An illustration depicts the timeline of the behavioral syndrome of the N V H L model. The upper timeline shows the emergence of behavioral changes in rats. The lower timeline shows the neonatal ventral hippocampal lesioning in comparison with the occurrence of symptoms in schizophrenic individuals. As in human patients, negative-like symptoms and cognitive deficits appear during prepuberty and puberty in rodents, whereas positive-like symptoms occur at a time corresponding to late human adolescence or early adulthood. The cognitive-like symptoms are given as follows. Deficits in working memory, deficits in spatial learning and memory, deficits in place learning, Morris water maze. The negative-like symptoms are given as follows. Deficits in social interactions, aggressive behavior, deficits in grooming. Positive-like symptoms are given as follows.
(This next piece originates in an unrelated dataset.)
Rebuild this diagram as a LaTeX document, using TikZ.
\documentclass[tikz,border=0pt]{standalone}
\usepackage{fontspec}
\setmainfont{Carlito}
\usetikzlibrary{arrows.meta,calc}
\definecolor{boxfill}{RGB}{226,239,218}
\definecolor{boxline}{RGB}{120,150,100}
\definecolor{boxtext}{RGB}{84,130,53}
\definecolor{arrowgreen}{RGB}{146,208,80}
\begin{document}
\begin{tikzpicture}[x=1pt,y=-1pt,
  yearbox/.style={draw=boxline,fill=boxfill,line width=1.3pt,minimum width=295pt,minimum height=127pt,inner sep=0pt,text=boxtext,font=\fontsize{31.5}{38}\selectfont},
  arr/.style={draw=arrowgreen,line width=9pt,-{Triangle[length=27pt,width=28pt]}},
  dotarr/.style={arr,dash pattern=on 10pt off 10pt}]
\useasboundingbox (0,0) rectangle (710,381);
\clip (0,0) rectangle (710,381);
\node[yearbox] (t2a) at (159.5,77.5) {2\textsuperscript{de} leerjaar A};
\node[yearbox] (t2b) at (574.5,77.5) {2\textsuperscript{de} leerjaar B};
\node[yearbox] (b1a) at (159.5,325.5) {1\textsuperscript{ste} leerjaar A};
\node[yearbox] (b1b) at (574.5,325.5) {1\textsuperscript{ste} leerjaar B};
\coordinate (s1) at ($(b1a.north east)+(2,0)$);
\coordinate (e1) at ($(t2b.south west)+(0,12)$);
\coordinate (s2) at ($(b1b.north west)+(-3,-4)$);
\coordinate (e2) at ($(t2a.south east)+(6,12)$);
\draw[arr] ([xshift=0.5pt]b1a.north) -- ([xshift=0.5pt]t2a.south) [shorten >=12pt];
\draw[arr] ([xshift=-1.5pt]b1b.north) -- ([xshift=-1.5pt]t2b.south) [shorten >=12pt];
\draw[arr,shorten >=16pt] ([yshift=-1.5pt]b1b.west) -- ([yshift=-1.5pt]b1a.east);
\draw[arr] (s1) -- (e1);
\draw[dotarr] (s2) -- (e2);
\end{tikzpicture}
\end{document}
Locomotor hyperactivity to amphetamine, hyper-responsivity to stress, enhanced sensitivity to N M D A antagonists, deficits in sensorimotor gating, and P P I.

Figure 1 Timeline of the behavioral syndrome of the NVHL model. The upper timeline shows the emergence of behavioral changes in rats following neonatal ventral hippocampal lesioning in comparison with the occurrence of symptoms in schizophrenic individuals (lower timeline). As in human patients, negative-like symptoms and cognitive deficits appear early in rodents, whereas positive-like symptoms occur at a time corresponding to late human adolescence or early adulthood. (After Tseng et al., 2009.)

A fascinating line of research has also shown that early hippocampal lesions affect the development of several other brain areas implicated in schizophrenia, including the prefrontal cortex, medial temporal lobe, and nucleus accumbens. For instance, it is suspected that loss of hippocampal input to PFC is responsible for the decreased dendritic length and spine density that are characteristic of NVHL animals. A developmentally delayed change in the balance of dopamine–glutamate interactions also has been seen in the PFC of these animals, which might be expected to contribute to hypofrontality in patients (see textbook Chapter 19).

For an update of the research evaluating this model, see Mattei and coworkers (2015).

References

Mattei, D., Schweibold, R., and Wolf, S. A. (2015). Brain in flames: Animal models of psychosis: Utility and limitations. Neuropsychiat. Dis. Treat., 11, 1313–1329.

Tseng, K. Y., Chambers, R. A., and Lipska, B. K. (2009). The neonatal ventral hippocampal lesion as a heuristic neurodevelopmental model of schizophrenia. Behav. Brain Res., 204, 295–305.